Every line that contains the word "code" should be copied.

Records excerpted from a collection
__________________________________________________

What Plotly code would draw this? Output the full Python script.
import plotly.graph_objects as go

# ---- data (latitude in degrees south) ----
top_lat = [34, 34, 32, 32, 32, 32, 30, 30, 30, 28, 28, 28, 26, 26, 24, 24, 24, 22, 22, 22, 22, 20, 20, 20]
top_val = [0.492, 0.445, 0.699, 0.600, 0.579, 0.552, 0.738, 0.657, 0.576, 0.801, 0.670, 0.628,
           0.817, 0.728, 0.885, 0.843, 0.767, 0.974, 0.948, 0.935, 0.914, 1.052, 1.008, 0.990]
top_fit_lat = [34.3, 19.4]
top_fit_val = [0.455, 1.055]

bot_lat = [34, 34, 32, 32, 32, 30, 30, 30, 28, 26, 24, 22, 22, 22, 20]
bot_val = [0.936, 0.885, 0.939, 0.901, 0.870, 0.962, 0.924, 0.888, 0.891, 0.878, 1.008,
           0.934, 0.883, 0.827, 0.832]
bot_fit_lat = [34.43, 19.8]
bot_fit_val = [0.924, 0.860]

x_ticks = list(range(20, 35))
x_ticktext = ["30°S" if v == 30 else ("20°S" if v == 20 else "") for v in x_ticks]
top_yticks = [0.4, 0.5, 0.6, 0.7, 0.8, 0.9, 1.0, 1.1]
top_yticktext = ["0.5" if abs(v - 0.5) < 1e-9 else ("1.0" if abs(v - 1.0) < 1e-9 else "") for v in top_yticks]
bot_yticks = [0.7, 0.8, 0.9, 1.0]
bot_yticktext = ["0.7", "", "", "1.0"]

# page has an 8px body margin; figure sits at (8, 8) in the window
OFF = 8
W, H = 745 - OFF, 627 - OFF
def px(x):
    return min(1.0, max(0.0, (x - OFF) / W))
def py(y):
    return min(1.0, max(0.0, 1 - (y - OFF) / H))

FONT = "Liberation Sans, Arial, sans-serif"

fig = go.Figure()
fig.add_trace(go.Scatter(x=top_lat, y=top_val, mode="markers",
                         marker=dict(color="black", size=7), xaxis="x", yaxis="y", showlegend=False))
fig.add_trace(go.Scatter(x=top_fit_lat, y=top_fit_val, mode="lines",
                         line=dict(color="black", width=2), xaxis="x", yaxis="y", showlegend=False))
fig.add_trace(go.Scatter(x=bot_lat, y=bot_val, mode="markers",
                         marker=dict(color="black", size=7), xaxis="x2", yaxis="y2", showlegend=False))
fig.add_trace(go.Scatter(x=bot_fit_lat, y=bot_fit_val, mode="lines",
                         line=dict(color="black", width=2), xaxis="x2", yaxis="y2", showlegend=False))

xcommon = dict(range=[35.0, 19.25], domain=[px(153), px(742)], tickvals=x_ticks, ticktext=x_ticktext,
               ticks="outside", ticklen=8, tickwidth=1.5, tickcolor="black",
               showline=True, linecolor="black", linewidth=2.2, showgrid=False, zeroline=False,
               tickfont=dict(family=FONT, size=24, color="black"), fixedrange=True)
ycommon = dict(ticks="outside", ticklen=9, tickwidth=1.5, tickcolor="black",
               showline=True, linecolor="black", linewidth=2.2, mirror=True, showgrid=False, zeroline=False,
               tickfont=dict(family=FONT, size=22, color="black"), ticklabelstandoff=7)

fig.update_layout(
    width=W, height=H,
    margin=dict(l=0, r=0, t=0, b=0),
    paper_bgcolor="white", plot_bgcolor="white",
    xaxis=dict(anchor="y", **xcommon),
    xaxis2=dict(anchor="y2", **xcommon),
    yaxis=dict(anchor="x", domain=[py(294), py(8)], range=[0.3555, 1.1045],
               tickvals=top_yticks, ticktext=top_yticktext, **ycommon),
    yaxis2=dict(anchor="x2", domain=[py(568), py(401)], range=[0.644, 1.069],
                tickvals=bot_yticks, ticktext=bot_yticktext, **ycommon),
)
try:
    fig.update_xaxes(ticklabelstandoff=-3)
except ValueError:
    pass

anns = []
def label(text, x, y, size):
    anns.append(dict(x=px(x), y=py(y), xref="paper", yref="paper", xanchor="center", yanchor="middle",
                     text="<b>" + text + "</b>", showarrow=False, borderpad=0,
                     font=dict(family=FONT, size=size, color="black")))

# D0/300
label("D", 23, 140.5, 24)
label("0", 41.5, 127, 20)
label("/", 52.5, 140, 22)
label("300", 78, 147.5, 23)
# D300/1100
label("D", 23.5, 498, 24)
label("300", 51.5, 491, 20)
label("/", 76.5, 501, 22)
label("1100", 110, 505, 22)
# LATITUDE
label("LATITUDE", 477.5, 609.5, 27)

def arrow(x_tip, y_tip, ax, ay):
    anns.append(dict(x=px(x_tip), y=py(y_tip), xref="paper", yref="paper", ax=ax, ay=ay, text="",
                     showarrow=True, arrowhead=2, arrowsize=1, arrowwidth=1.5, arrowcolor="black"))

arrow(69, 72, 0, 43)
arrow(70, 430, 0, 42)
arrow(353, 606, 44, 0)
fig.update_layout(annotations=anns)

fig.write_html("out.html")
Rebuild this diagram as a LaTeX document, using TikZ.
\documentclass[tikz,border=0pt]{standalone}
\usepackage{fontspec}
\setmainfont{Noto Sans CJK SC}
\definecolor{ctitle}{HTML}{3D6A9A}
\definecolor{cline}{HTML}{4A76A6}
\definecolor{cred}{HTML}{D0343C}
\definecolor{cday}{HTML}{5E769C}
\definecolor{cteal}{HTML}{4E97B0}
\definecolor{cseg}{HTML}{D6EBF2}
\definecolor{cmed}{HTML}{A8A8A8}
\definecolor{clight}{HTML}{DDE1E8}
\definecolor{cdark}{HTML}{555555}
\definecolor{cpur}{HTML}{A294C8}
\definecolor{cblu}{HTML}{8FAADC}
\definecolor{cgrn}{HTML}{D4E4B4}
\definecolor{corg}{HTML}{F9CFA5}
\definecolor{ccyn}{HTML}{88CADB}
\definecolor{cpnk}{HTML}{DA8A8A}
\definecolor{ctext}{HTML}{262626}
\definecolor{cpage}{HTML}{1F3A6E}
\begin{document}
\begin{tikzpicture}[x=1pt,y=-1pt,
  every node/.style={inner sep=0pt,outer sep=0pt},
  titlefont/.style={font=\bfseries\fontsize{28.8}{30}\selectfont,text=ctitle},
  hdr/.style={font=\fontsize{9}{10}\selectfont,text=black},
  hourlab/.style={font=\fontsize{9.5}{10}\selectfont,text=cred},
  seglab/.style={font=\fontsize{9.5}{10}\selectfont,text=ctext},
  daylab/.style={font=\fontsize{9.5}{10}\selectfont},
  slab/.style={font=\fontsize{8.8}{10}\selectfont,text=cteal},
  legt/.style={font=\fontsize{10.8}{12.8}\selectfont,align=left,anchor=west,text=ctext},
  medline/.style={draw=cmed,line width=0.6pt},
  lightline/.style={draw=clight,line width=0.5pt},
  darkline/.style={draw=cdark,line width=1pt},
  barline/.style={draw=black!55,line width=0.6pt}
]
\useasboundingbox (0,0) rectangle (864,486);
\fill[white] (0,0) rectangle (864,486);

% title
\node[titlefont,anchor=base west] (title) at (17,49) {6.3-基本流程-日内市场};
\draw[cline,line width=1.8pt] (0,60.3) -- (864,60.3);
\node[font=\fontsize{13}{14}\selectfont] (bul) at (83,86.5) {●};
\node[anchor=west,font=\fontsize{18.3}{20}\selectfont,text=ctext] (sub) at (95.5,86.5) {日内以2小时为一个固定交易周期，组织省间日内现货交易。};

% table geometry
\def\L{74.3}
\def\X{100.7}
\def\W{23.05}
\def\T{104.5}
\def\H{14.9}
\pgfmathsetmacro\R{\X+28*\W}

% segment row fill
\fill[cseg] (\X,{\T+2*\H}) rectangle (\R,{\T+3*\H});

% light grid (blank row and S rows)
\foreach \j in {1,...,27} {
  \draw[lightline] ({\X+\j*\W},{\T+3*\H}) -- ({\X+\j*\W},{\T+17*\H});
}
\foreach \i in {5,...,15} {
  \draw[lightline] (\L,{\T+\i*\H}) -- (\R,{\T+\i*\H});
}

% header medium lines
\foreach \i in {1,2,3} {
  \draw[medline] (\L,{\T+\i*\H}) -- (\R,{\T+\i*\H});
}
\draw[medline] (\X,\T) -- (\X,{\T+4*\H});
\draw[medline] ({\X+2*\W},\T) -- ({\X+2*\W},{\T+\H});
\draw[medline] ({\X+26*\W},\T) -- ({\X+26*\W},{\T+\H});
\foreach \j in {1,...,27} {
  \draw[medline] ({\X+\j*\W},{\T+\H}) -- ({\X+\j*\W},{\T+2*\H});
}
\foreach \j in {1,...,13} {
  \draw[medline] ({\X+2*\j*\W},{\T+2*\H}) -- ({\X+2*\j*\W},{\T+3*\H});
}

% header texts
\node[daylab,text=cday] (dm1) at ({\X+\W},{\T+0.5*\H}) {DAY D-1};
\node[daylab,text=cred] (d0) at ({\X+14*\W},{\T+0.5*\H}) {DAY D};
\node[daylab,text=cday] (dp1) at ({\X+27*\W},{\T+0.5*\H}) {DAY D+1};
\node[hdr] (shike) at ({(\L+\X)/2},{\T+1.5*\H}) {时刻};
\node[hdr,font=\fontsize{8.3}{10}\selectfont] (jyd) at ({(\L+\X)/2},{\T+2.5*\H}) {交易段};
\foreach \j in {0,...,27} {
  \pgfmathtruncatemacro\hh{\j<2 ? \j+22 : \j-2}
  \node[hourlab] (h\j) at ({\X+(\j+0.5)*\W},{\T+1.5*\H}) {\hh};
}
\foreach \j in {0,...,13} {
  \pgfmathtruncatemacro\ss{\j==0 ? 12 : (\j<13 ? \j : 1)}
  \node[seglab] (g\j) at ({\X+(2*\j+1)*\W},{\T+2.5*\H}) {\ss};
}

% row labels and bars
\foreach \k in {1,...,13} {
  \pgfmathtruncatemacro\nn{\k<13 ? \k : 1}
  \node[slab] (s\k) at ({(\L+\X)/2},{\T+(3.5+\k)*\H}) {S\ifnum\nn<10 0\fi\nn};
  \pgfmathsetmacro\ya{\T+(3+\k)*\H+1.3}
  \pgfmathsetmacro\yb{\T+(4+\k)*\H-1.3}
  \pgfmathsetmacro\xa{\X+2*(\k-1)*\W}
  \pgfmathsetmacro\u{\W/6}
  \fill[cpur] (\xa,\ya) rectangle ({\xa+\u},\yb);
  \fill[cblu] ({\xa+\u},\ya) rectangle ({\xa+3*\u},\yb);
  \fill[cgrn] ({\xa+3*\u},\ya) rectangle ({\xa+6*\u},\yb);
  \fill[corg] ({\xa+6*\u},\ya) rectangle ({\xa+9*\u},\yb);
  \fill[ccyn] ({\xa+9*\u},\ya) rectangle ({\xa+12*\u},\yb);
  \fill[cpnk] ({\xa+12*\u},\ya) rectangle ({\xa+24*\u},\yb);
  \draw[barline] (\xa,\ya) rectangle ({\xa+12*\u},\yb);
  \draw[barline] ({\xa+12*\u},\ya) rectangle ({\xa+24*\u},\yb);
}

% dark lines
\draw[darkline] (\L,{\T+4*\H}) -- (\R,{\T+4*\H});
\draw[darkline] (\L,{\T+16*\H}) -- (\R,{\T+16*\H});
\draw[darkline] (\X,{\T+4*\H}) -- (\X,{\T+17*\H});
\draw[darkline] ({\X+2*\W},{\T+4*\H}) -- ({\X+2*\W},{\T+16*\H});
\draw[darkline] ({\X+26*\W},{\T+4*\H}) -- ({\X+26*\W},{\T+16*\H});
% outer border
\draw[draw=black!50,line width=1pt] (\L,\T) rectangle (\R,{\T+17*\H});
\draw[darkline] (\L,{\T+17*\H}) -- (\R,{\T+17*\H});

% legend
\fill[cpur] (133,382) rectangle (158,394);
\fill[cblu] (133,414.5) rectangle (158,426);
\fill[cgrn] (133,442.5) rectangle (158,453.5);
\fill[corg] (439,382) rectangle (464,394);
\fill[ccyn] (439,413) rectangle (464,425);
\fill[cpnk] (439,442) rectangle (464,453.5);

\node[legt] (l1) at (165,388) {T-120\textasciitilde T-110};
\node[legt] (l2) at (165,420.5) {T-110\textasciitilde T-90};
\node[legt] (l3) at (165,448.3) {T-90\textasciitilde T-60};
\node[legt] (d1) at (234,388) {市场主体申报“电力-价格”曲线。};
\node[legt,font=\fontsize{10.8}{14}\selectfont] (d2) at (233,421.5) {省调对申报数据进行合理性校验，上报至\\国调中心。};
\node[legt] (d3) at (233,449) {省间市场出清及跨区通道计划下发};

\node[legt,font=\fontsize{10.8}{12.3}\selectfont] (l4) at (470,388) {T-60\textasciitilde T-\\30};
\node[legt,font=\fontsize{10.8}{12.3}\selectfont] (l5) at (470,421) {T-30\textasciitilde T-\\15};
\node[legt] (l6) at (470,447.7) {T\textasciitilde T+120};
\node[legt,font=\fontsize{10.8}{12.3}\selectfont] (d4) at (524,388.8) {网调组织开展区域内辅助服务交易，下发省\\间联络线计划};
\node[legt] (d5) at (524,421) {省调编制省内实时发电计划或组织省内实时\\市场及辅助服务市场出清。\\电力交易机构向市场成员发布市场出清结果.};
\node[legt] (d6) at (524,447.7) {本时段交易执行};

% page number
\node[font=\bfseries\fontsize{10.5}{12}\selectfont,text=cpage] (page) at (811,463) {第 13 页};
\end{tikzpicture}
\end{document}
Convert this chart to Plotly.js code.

__________________________________________________

Exercise solution:
What Plotly code would draw this? Output the full Python script.
Convert this chart to Plotly.js code.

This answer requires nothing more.